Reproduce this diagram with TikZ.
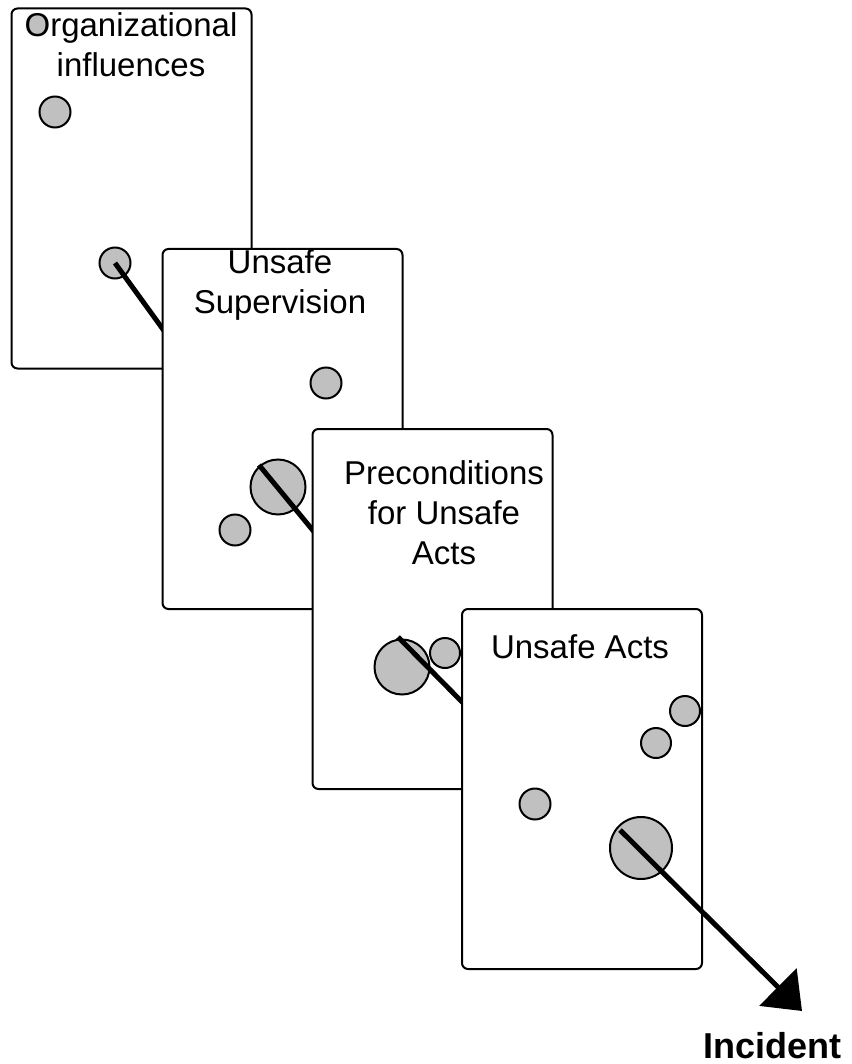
\documentclass[tikz,border=0pt]{standalone}
\usepackage{fontspec}
\setmainfont{Liberation Sans}
\usetikzlibrary{arrows.meta}
\definecolor{holefill}{RGB}{192,192,192}
\begin{document}
\begin{tikzpicture}[x=1pt,y=-1pt,
  panel/.style={draw=black, line width=2pt, fill=white, rounded corners=6pt,
    minimum width=240pt, minimum height=360pt, anchor=north west, inner sep=0pt},
  hole/.style={circle, draw=black, line width=2pt, fill=holefill, inner sep=0pt,
    minimum size=#1},
  paneltitle/.style={anchor=base, align=center, inner sep=0pt,
    font=\fontsize{33pt}{40pt}\selectfont},
  trajectory/.style={line width=5pt, line cap=butt}
]
\useasboundingbox (0,0) rectangle (851,1064);

% --- layer 1: organizational influences
\node[panel] (p1) at (10.5,7.5) {};
% the first letter of the title doubles as a hole: fill its counter
\node[hole=20pt, draw=none] (h11) at (37.2,25.4) {};
\node[hole=31pt] (h12) at (55,112) {};
\node[hole=31pt] (h13) at (115,263) {};
% base anchor of a multi-line title sits on its last line
\node[paneltitle] (t1) at (131,77) {Organizational\\influences};
\coordinate (e1) at (170,339);
\draw[trajectory] (h13.center) -- (e1);

% --- layer 2: unsafe supervision
\node[panel] (p2) at (161.5,248) {};
\node[hole=31pt] (h21) at (326,383) {};
\node[hole=55pt] (h22) at (278,487) {};
\node[hole=31pt] (h23) at (235,530) {};
\node[paneltitle] (t2) at (280,313) {Unsafe\\Supervision};
\coordinate (s2) at (259,465);
\coordinate (e2) at (320,539);
\draw[trajectory] (s2) -- (e2);

% --- layer 3: preconditions for unsafe acts
\node[panel] (p3) at (311.5,428) {};
\node[hole=55pt] (h31) at (402,667) {};
\node[hole=30pt] (h32) at (445,653) {};
\node[paneltitle] (t3) at (444,564) {Preconditions\\for Unsafe\\Acts};
\coordinate (s3) at (398,637);
\coordinate (e3) at (468,708);
\draw[trajectory] (s3) -- (e3);

% --- layer 4: unsafe acts
\node[panel] (p4) at (461,608) {};
\node[hole=30pt] (h41) at (685,711) {};
\node[hole=30pt] (h42) at (656,743) {};
\node[hole=31pt] (h43) at (535,804) {};
\node[hole=62pt] (h44) at (641,848) {};
\node[paneltitle] (t4) at (580,658) {Unsafe Acts};
\coordinate (s4) at (620,830);
\coordinate (tip) at (802,1011);
\draw[trajectory, -{Triangle[length=34pt,width=52pt]}] (s4) -- (tip);

\node[anchor=base, inner sep=0pt, font=\bfseries\fontsize{36pt}{40pt}\selectfont]
  (incident) at (772,1058) {Incident};
\end{tikzpicture}
\end{document}
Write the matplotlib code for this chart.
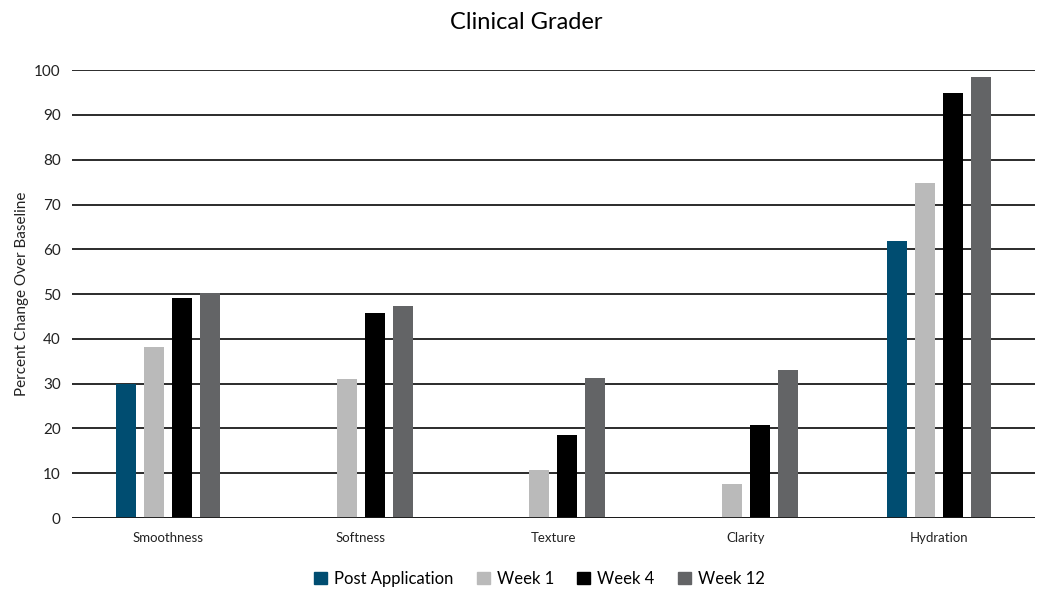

- The request:
From the data, list each line in which the string "this" appears.

- Problem solution:
Reproduce this diagram with TikZ.
Write the matplotlib code for this chart.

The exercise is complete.